Als kulinarischer Richtungsweiser seiner Zeit nennt das „Universal-Lexikon der Kochkunst“ von 1886 ein Rezept für „preußische oder Königsberger Klopps“. Die Klöße aus gehacktem Rind- und Schweinefleisch werden direkt in einer hellen, mit Wein, Essig, Sardellen, Kapern und feinem Senf abgelöschten Einbrenne gekocht. Auch „Klopps mit Hering oder Sardellen“  werden in dem Buch genannt, die in einer mit Zitrone und Kapern verfeinerten und leicht eingedickten Brühe garen. Ob man Salzhering oder die feineren Anchovis unter das Fleisch mischt, war seinerzeit eher eine Frage des Geldbeutels als des Geschmacks. Im ländlichen Masuren – die früher im Süden Ostpreußens gelegene Seenlandschaft gehört heute zu Polen – komme noch immer Hering ins Hack, fand der Filmautor Jörg Teuscher heraus.

Ob Kalb-, Rind- oder Schweinefleisch – auch darüber gibt es unterschiedliche Ansichten. „Traditionell wurde Kalbfleisch verwendet, ersatzweise Kalb- und Schweinefleisch“, so Teuscher. Rindfleisch hält Alfons Schuhbeck für „etwas sperrig“. In der ZDF-Kochshow Küchenschlacht präsentierte er im März 2020 ein Rezept, bei dem er die Klößchen, natürlich aus Kalbshack, zuerst in einem unter anderem mit Ingwer aromatisierten Geflügelfonds-Sud ziehen lässt, den er mit Sahne verfeinert und mit Speisestärke bindet.
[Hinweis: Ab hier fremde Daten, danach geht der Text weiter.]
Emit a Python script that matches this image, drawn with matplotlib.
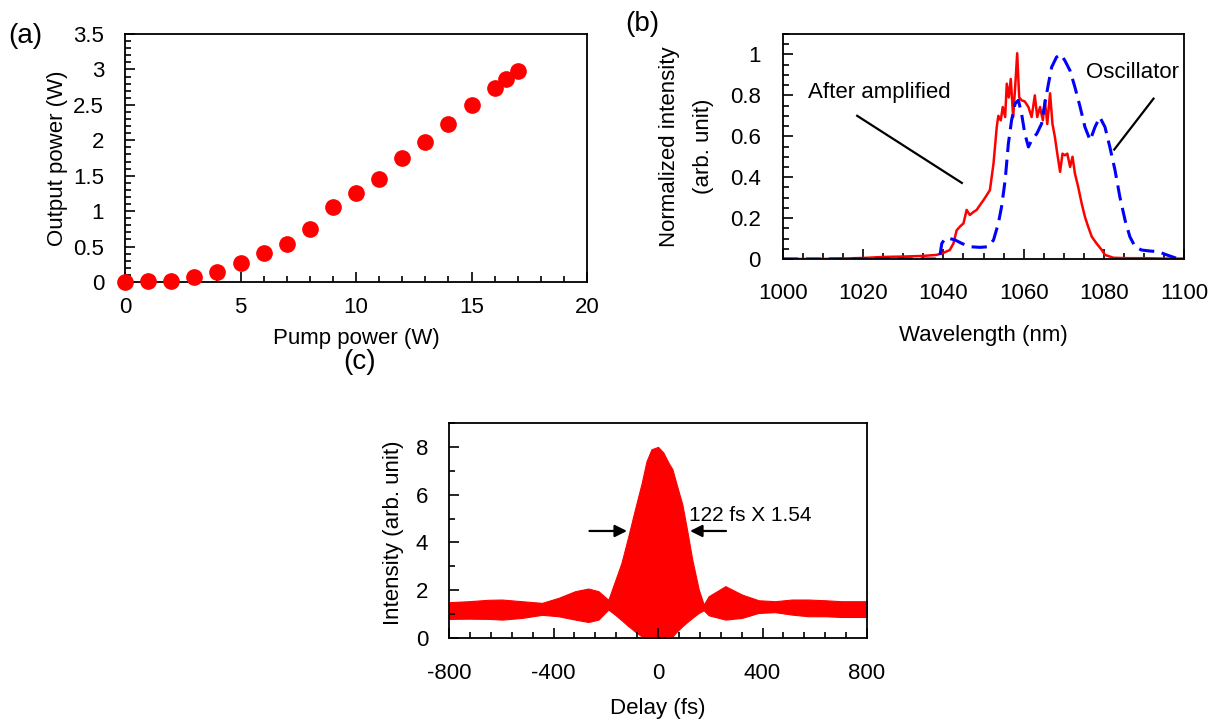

Ein wunderbares Klopse-Rezept hat auch Wolfram Siebeck für sein ZEIT-Sommerseminar  aufgeschrieben. Es stammte vom Chefkoch des Berliner Gourmettempel Margaux, Michael Hoffmann, einem Pionier des Vegetarismus in der Spitzengastronomie. 2014 schloss er sein Restaurant, das Siebeck einmal als „avantgardistischste Küche der Hauptstadt“ bezeichnet hatte. Die weiße Soße funktioniert hier ganz ohne Mehlschwitze, die Siebeck, nicht ganz zu recht, konsequent auf den Index gesetzt hatte. Aber meines Erachtens spricht auch nichts gegen eine Einbrenne. Jeder sollte sich seines eigenen Verstandes (und Geschmacks) bedienen, um das richtige herauszufinden. So geht Aufklärung!